### Material provided:

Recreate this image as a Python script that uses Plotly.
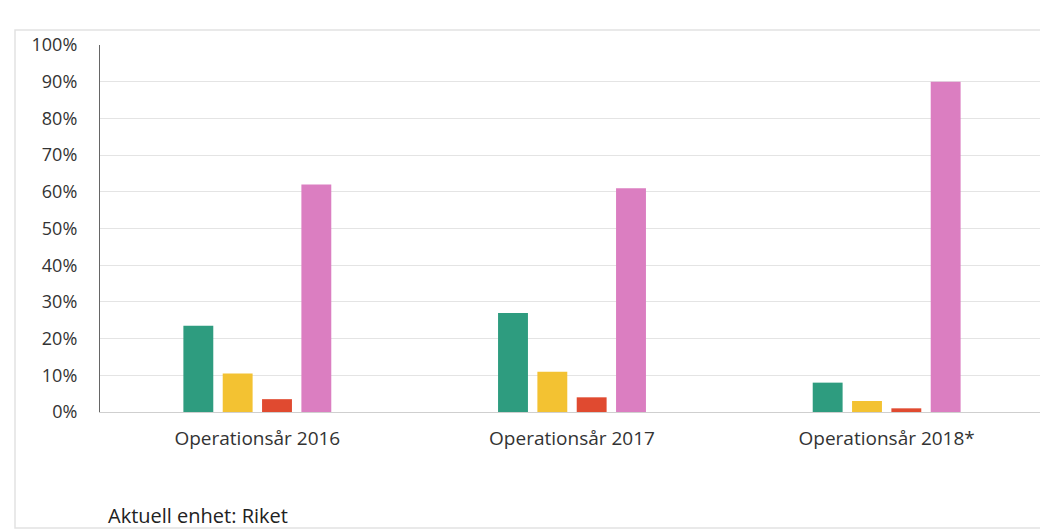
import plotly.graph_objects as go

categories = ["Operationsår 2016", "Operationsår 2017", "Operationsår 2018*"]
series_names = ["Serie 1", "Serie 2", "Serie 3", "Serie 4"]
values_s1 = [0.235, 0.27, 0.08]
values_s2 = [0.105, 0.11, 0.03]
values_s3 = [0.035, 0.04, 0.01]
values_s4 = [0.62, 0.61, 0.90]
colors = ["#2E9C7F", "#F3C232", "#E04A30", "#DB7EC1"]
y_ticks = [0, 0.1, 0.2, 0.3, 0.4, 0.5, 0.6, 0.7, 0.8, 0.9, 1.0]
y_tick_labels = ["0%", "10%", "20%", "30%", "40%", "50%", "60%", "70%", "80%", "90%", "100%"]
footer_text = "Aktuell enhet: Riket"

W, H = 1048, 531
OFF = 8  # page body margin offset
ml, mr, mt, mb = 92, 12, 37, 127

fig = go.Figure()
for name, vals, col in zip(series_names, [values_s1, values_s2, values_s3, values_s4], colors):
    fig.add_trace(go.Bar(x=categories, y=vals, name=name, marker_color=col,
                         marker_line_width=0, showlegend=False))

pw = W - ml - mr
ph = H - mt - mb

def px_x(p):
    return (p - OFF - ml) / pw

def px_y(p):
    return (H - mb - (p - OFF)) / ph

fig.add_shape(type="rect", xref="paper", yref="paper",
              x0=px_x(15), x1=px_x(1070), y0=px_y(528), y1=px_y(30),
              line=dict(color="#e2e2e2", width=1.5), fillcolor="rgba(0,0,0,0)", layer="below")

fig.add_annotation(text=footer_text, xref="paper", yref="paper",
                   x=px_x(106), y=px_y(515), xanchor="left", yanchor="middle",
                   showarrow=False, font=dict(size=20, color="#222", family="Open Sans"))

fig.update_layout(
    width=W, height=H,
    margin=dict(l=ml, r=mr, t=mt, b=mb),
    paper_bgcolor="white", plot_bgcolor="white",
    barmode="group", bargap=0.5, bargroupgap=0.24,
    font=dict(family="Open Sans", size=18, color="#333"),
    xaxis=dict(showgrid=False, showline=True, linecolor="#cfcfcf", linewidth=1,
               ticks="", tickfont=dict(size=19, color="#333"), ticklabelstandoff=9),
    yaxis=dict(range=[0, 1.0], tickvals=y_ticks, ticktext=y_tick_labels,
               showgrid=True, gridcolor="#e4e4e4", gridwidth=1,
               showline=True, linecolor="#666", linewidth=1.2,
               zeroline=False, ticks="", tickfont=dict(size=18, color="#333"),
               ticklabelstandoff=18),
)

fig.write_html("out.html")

### Exercise prompt:
Retype the listing exactly. Pictures do not belong in the copy.

### Final answer:
Recreate this image as a Python script that uses Plotly.
import plotly.graph_objects as go

categories = ["Operationsår 2016", "Operationsår 2017", "Operationsår 2018*"]
series_names = ["Serie 1", "Serie 2", "Serie 3", "Serie 4"]
values_s1 = [0.235, 0.27, 0.08]
values_s2 = [0.105, 0.11, 0.03]
values_s3 = [0.035, 0.04, 0.01]
values_s4 = [0.62, 0.61, 0.90]
colors = ["#2E9C7F", "#F3C232", "#E04A30", "#DB7EC1"]
y_ticks = [0, 0.1, 0.2, 0.3, 0.4, 0.5, 0.6, 0.7, 0.8, 0.9, 1.0]
y_tick_labels = ["0%", "10%", "20%", "30%", "40%", "50%", "60%", "70%", "80%", "90%", "100%"]
footer_text = "Aktuell enhet: Riket"

W, H = 1048, 531
OFF = 8  # page body margin offset
ml, mr, mt, mb = 92, 12, 37, 127

fig = go.Figure()
for name, vals, col in zip(series_names, [values_s1, values_s2, values_s3, values_s4], colors):
    fig.add_trace(go.Bar(x=categories, y=vals, name=name, marker_color=col,
                         marker_line_width=0, showlegend=False))

pw = W - ml - mr
ph = H - mt - mb

def px_x(p):
    return (p - OFF - ml) / pw

def px_y(p):
    return (H - mb - (p - OFF)) / ph

fig.add_shape(type="rect", xref="paper", yref="paper",
              x0=px_x(15), x1=px_x(1070), y0=px_y(528), y1=px_y(30),
              line=dict(color="#e2e2e2", width=1.5), fillcolor="rgba(0,0,0,0)", layer="below")

fig.add_annotation(text=footer_text, xref="paper", yref="paper",
                   x=px_x(106), y=px_y(515), xanchor="left", yanchor="middle",
                   showarrow=False, font=dict(size=20, color="#222", family="Open Sans"))

fig.update_layout(
    width=W, height=H,
    margin=dict(l=ml, r=mr, t=mt, b=mb),
    paper_bgcolor="white", plot_bgcolor="white",
    barmode="group", bargap=0.5, bargroupgap=0.24,
    font=dict(family="Open Sans", size=18, color="#333"),
    xaxis=dict(showgrid=False, showline=True, linecolor="#cfcfcf", linewidth=1,
               ticks="", tickfont=dict(size=19, color="#333"), ticklabelstandoff=9),
    yaxis=dict(range=[0, 1.0], tickvals=y_ticks, ticktext=y_tick_labels,
               showgrid=True, gridcolor="#e4e4e4", gridwidth=1,
               showline=True, linecolor="#666", linewidth=1.2,
               zeroline=False, ticks="", tickfont=dict(size=18, color="#333"),
               ticklabelstandoff=18),
)

fig.write_html("out.html")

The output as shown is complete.